I hope you read reporter Tiffany St. Martin's story in today's Herald recounting local veterans' memories of the Tet Offensive. (In case you missed the story, here’s a link:)
This was a traumatic time in America's military history, and only those who served in Vietnam can describe what the experience was like.
One of those is East Manatee Editor Jim Jones, who assigned and edited the Tet story. Jim was stationed in Germany on Jan. 31, 1968, when the Viet Cong launched their massive assault against the South Vietnamese and American military. But he had volunteered for a tour of Vietnam, and soon after Tet he found himself there.
A column Jim wrote Jan. 20 soliciting feedback for the Tet story triggered a touching response from Jim Price of Wimauma, who served in the 156th Aviation Company in Can Tho from October 1966 until May 1968.

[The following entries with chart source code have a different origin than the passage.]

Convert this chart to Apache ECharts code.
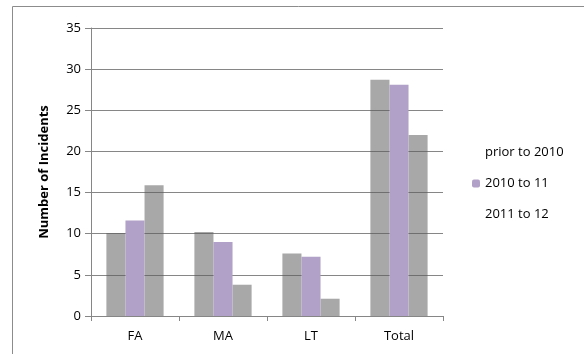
<!DOCTYPE html>
<html><head><meta charset="utf-8">
<script src="https://cdn.jsdelivr.net/npm/echarts@6/dist/echarts.min.js"></script>
<style>html,body{margin:0;padding:0;background:#fff}#c{width:584px;height:354px}</style>
</head><body><div id="c"></div>
<script>
const categories = ['FA', 'MA', 'LT', 'Total'];
const seriesNames = ['prior to 2010', '2010 to 11', '2011 to 12'];
const priorTo2010 = [10.1, 10.2, 7.6, 28.7];
const y2010to11 = [11.6, 9.0, 7.2, 28.1];
const y2011to12 = [15.9, 3.8, 2.1, 22.0];
const yAxisTitle = 'Number of Incidents';

const chart = echarts.init(document.getElementById('c'));
const font = '"Open Sans", sans-serif';
const grayStyle = {color: 'rgba(90,90,90,0.53)'};
chart.setOption({
  animation: false,
  graphic: [{type: 'rect', shape: {x: 12.5, y: 6.5, width: 700, height: 500}, style: {fill: 'none', stroke: '#8c8c8c', lineWidth: 1}, z: -10}],
  grid: {left: 91, right: 141, top: 28, bottom: 38},
  legend: {
    orient: 'vertical', left: 472, top: 146, padding: 0, itemGap: 18, itemWidth: 8, itemHeight: 8,
    textStyle: {fontFamily: font, fontSize: 13, color: '#000'},
    data: [
      {name: seriesNames[0], itemStyle: {opacity: 0}},
      {name: seriesNames[1]},
      {name: seriesNames[2], itemStyle: {opacity: 0}}
    ]
  },
  xAxis: {
    type: 'category', data: categories,
    axisLine: {lineStyle: {color: '#868686'}},
    axisTick: {show: true, length: 5, lineStyle: {color: '#868686'}},
    axisLabel: {fontFamily: font, fontSize: 13, color: '#000', margin: 14}
  },
  yAxis: {
    type: 'value', min: 0, max: 35, interval: 5,
    name: yAxisTitle, nameLocation: 'middle', nameGap: 40,
    nameTextStyle: {fontFamily: font, fontSize: 13, fontWeight: 'bold', color: '#000'},
    axisLine: {show: true, lineStyle: {color: '#868686'}},
    axisTick: {show: true, length: 6, lineStyle: {color: '#868686'}},
    axisLabel: {fontFamily: font, fontSize: 13, color: '#000', margin: 10},
    splitLine: {lineStyle: {color: '#868686'}}
  },
  series: [
    {name: seriesNames[0], type: 'bar', data: priorTo2010, barGap: '0%', barCategoryGap: '35%', itemStyle: grayStyle, z: 3},
    {name: seriesNames[1], type: 'bar', data: y2010to11, itemStyle: {color: '#b1a0c7'}, z: 4},
    {name: seriesNames[2], type: 'bar', data: y2011to12, itemStyle: grayStyle, z: 3}
  ]
});
</script></body></html>
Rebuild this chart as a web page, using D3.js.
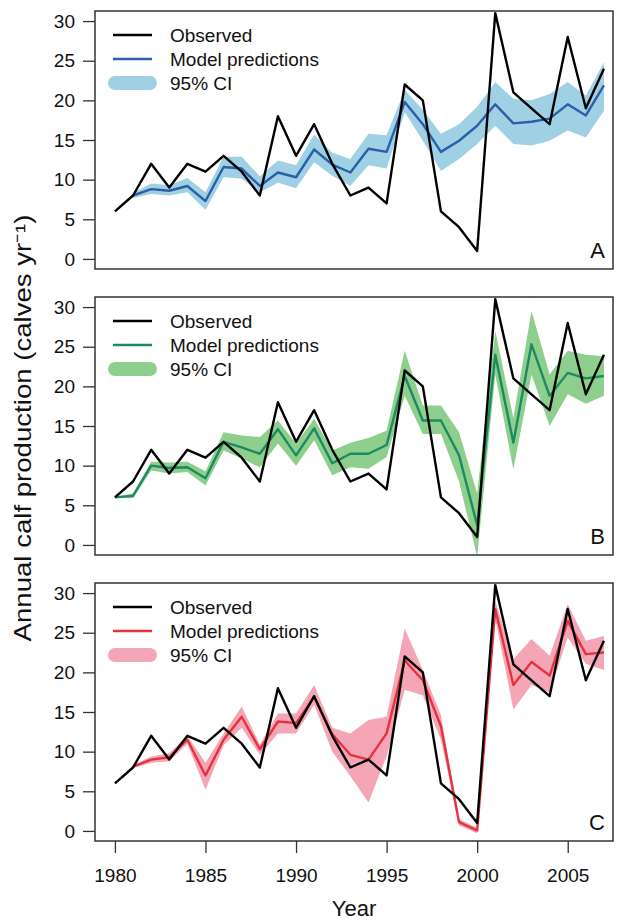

Wrote Price: "I troubled some days before deciding that this was the time to look at my past. I finally decided to share with you something I should have shared with my family long ago. My children are adults (shucks, we even have grandchildren) and have never heard what I am sharing with you. The period has been just too dark for decent people to contemplate.''
We have always respected the fact that many Vietnam vets have been either unwilling or unable to talk about their experiences in Southeast Asia. But time seems to be easing the burden for some, allowing us to learn things we couldn't possibly have known — and, more importantly, creating healing opportunities for those who served there.